Inventory Template for Different Business Types
Different product businesses have different inventory tracking needs. Here's how to adapt the template:
Ecommerce (DTC only) Focus on: stock levels, days of cover, reorder alerts, and channel sales. If you're single-channel Shopify, the template above works with minimal modification.
Wholesale / B2B Add: customer-specific pricing, minimum order tracking, committed vs. available inventory (you need to know what's sold but not yet shipped).
Multichannel (DTC + wholesale) Critical: track channel allocation separately. Know which stock is reserved for wholesale accounts vs. available for DTC. Overselling across channels is a common and expensive problem.
Made-to-order or custom products Standard inventory templates don't work well for made-to-order.

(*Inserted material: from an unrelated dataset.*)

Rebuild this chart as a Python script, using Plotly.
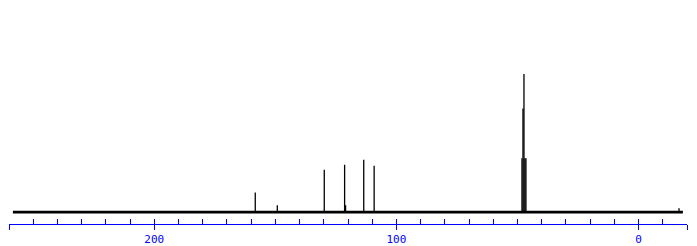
import plotly.graph_objects as go

# --- data (13C NMR spectrum, ppm vs relative intensity) ---
peak_ppm = [158.3, 149.2, 129.8, 121.4, 121.0, 113.5, 109.2,
            48.15, 47.74, 47.33, 46.92, 46.51, -16.7]
peak_intensity = [14.3, 5.0, 30.7, 34.3, 5.0, 37.9, 33.6,
                  39.0, 75.0, 100.0, 39.0, 39.0, 2.9]
baseline_ppm = [258.4, -18.3]
baseline_intensity = [0.0, 0.0]

axis_range = [260, -20]
label_ticks = [260, 200, 100, 0, -20]
label_text = ["", "200", "100", "0", ""]
minor_step = 10

# build stick segments from the peak lists
sx, sy = [], []
for p, h in zip(peak_ppm, peak_intensity):
    sx += [p, p, None]
    sy += [0, h, None]

BLUE = "#0000ff"
fig = go.Figure()
fig.add_trace(go.Scatter(x=baseline_ppm, y=baseline_intensity, mode="lines",
                         line=dict(color="black", width=2.6), xaxis="x2",
                         hoverinfo="skip", showlegend=False))
fig.add_trace(go.Scatter(x=sx, y=sy, mode="lines",
                         line=dict(color="black", width=1.3),
                         showlegend=False))

fig.update_layout(
    width=697, height=246,
    margin=dict(l=9, r=10, t=0, b=19),
    paper_bgcolor="white", plot_bgcolor="white",
    showlegend=False,
    xaxis=dict(range=axis_range, showgrid=False, zeroline=False,
               showline=True, linecolor=BLUE, linewidth=1,
               ticks="outside", ticklen=5, tickcolor=BLUE, tickwidth=1,
               tickmode="array", tickvals=label_ticks, ticktext=label_text,
               tickfont=dict(family="DejaVu Sans Mono", size=11, color=BLUE),
               fixedrange=True),
    xaxis2=dict(range=axis_range, overlaying="x", anchor="y", side="bottom",
                showgrid=False, zeroline=False, showline=False,
                ticks="inside", ticklen=5, tickcolor=BLUE, tickwidth=1,
                tick0=0, dtick=minor_step, showticklabels=False,
                fixedrange=True),
    yaxis=dict(range=[-8.57, 153.57], visible=False, fixedrange=True),
)

fig.write_html("out.html")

You need a production order (work order) system rather than a stocked inventory model.
Seasonal business Add seasonal demand forecasting: compare current season to same period last year, flag items that need early season buildup, and model clearance sell-through for end-of-season.
Frequently Asked Questions
Is Google Sheets better than Excel for inventory management? Google Sheets has the advantage of real-time collaboration (multiple people editing simultaneously), automatic cloud backup, and free access. Excel is typically faster for large datasets and has more advanced features. For small teams using a shared inventory template, Google Sheets is usually the better choice.
How do I import my existing product data into the template? If you have product data in another spreadsheet or system, export it as CSV and use Excel's or Google Sheets' import function. Map your existing column headers to the template's columns. Clean the data before import—duplicates, inconsistent SKU formats, and blank rows cause problems.
How often should I update my inventory spreadsheet? Ideally, daily. At minimum, every time you receive new inventory or fulfill orders. For ecommerce sellers, consider connecting your spreadsheet to your Shopify or WooCommerce store via a tool like Zapier or a custom export that runs daily.
Can I use this template for multiple locations? Yes, but it requires duplication of the Stock Levels tab for each location. Add a "Location" column and use SUMIF to calculate total stock across locations. This works up to 2-3 locations; beyond that, the complexity is a signal to upgrade to dedicated software.
What's the right reorder point for a new product without sales history? Use your best demand estimate from comparable products, competitor data, or market research. Start with a conservative assumption and adjust after the first 30-60 days of actual data. It's better to slightly overstock a new product (lower stockout risk) than to understock and miss your launch momentum.